_DATA PROVIDED:_
** begin **

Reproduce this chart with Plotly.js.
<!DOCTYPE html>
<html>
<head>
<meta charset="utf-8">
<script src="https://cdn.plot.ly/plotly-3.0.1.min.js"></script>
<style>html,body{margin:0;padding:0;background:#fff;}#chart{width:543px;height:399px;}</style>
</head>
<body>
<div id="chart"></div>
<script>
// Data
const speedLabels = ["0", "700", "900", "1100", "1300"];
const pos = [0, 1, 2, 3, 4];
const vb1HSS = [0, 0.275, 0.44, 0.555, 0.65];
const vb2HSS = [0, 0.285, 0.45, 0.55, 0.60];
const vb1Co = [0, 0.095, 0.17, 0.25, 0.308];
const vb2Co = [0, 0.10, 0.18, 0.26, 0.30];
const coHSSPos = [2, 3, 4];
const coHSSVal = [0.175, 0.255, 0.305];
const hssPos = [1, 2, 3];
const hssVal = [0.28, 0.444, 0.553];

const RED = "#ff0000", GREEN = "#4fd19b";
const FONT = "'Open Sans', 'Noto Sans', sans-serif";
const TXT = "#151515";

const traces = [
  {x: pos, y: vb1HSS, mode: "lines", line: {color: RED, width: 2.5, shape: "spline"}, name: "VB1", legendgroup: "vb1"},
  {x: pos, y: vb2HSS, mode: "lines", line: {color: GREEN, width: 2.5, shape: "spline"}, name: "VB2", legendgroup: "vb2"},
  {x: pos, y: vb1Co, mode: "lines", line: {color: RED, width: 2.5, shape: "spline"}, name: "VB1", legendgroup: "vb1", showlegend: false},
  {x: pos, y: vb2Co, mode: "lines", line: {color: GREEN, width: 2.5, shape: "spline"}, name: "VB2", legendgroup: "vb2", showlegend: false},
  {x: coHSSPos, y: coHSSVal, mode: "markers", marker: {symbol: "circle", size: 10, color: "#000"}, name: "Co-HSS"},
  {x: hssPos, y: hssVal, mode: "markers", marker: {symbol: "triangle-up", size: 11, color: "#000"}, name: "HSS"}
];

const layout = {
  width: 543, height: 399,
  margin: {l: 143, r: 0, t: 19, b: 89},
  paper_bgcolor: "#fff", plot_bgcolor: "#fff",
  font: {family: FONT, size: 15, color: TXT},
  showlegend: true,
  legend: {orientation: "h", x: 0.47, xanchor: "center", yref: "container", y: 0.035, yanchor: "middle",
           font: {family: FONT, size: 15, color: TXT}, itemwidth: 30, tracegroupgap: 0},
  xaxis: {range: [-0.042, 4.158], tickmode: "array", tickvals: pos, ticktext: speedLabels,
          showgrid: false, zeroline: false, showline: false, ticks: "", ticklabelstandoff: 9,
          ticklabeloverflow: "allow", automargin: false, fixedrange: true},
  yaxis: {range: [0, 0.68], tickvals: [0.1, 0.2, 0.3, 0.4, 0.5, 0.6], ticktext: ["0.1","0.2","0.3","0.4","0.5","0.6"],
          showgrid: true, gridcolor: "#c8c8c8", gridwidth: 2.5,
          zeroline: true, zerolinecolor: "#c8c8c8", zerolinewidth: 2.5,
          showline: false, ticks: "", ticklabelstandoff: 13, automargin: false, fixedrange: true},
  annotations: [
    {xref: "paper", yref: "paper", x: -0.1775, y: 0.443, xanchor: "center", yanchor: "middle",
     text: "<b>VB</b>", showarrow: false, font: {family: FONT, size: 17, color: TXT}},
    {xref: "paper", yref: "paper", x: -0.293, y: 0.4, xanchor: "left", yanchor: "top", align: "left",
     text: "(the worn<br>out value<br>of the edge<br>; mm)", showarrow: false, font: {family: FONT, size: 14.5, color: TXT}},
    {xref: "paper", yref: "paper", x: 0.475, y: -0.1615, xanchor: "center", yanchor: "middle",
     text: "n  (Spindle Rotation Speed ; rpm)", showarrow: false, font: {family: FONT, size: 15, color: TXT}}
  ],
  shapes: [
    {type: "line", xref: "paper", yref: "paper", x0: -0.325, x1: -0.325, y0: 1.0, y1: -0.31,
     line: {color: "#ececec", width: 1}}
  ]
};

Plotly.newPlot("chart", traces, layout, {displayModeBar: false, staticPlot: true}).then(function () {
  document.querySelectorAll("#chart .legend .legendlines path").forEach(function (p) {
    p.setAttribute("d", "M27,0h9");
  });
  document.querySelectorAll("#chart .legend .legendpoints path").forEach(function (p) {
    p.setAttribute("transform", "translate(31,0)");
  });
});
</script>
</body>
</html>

** end **
** begin **

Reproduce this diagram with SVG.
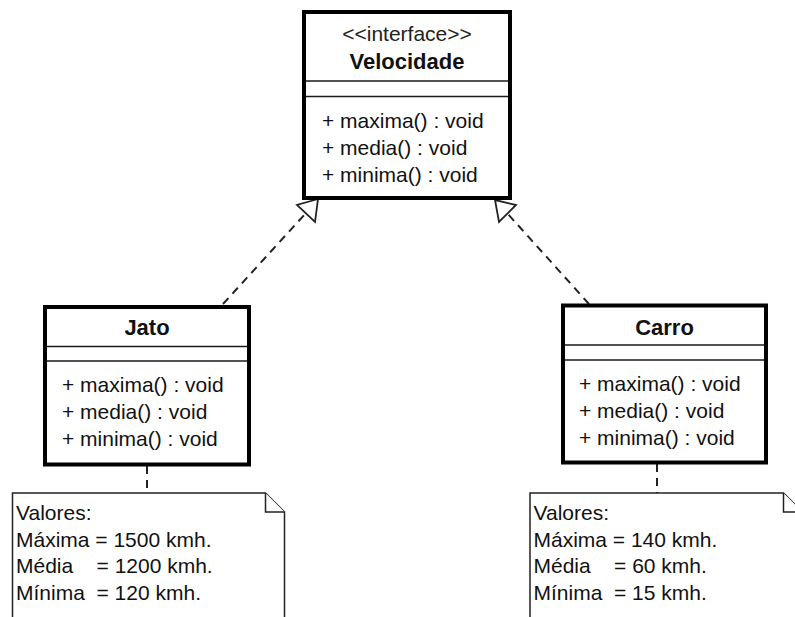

** end **
** begin **

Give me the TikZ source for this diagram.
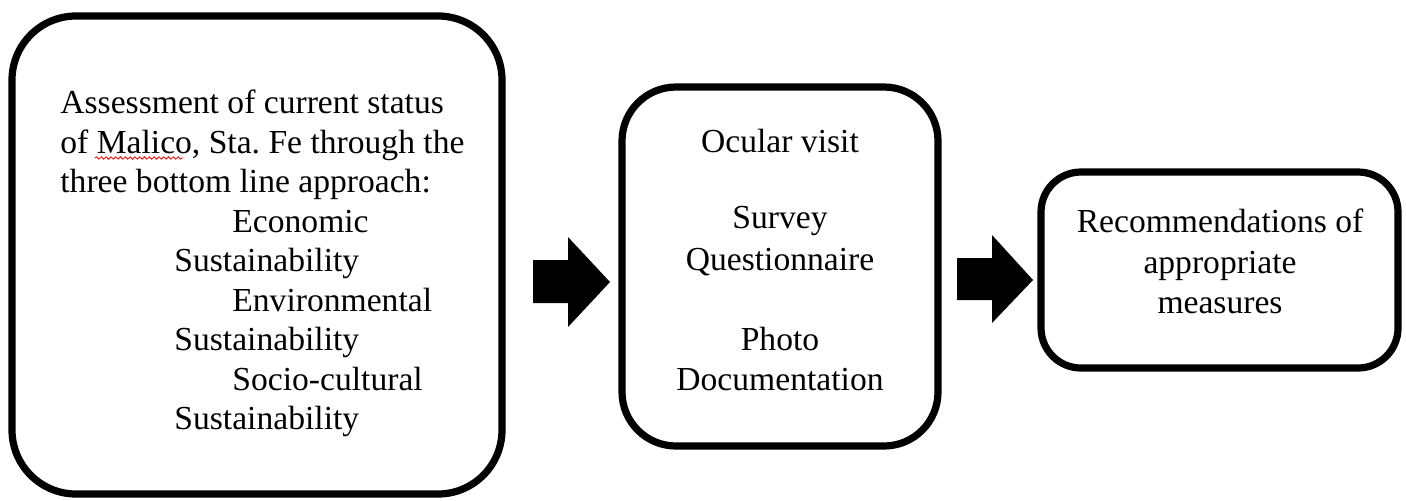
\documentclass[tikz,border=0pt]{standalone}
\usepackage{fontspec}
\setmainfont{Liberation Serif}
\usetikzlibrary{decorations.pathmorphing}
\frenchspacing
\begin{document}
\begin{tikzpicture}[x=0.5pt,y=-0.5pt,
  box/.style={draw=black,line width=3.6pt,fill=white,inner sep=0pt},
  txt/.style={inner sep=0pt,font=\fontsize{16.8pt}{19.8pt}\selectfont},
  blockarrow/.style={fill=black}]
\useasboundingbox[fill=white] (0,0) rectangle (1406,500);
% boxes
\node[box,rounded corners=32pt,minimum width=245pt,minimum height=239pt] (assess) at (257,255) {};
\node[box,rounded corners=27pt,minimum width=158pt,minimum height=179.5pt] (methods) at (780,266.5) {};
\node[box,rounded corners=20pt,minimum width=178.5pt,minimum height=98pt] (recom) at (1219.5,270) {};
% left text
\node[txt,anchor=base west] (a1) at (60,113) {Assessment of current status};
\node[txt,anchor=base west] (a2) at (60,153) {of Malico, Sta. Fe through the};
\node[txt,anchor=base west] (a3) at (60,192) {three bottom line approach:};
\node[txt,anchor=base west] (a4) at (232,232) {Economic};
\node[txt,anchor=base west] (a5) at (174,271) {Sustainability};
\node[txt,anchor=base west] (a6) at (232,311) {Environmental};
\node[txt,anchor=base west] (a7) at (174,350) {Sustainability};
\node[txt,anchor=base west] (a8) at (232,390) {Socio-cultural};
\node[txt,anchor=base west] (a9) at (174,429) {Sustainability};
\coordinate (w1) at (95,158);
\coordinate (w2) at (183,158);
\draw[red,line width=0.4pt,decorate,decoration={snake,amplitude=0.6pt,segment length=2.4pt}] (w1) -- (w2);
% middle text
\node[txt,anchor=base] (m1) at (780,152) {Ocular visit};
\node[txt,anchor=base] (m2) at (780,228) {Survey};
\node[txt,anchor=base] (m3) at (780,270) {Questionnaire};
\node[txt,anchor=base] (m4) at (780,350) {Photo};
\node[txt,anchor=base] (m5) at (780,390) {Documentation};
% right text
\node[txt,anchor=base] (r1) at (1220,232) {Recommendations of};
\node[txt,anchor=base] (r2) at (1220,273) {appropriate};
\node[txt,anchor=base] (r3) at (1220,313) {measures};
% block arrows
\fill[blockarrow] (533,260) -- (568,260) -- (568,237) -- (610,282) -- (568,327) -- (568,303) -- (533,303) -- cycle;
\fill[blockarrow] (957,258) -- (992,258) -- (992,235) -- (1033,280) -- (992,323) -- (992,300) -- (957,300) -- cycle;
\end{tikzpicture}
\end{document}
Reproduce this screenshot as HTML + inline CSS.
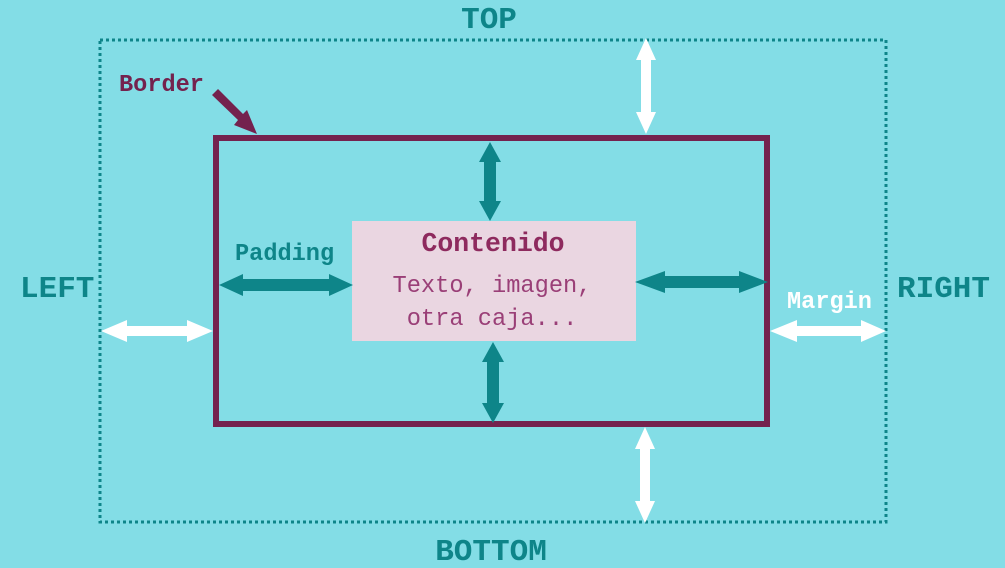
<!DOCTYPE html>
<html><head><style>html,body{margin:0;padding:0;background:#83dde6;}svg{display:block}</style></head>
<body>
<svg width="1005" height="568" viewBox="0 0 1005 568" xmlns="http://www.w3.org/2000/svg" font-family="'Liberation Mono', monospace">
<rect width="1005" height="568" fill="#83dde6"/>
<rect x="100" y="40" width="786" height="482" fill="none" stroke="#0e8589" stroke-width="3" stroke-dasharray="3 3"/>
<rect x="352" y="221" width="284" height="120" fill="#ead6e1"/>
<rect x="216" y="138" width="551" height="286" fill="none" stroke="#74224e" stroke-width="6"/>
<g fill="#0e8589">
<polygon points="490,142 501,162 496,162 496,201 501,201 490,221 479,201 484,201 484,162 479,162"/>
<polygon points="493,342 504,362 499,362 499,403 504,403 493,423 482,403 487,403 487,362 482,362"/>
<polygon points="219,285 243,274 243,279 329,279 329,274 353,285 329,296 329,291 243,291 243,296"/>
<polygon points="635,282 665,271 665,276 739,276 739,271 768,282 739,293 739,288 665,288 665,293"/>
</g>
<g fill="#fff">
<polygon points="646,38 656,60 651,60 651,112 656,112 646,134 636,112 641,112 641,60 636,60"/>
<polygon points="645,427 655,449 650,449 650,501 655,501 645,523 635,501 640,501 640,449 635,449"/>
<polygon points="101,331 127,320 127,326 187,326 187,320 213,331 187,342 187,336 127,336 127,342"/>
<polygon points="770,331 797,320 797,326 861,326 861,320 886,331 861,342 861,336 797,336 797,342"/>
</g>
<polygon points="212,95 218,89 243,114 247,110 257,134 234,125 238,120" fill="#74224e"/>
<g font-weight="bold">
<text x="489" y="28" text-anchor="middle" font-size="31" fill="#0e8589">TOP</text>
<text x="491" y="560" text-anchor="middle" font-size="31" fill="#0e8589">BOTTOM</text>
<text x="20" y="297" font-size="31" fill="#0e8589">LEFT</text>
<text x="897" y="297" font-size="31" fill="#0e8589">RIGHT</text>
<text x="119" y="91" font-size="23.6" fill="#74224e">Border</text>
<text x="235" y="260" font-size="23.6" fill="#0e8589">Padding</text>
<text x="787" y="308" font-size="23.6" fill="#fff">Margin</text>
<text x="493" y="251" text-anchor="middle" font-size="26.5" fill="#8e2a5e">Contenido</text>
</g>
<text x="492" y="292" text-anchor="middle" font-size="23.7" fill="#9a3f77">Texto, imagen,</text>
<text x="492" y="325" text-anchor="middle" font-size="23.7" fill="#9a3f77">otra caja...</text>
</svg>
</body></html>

** end **

_WHAT TO PRODUCE:_
Select the lines that carry the string "with" and copy them.

_SOLUTION FOR THIS EXERCISE:_
Reproduce this chart with Plotly.js.
Reproduce this diagram with SVG.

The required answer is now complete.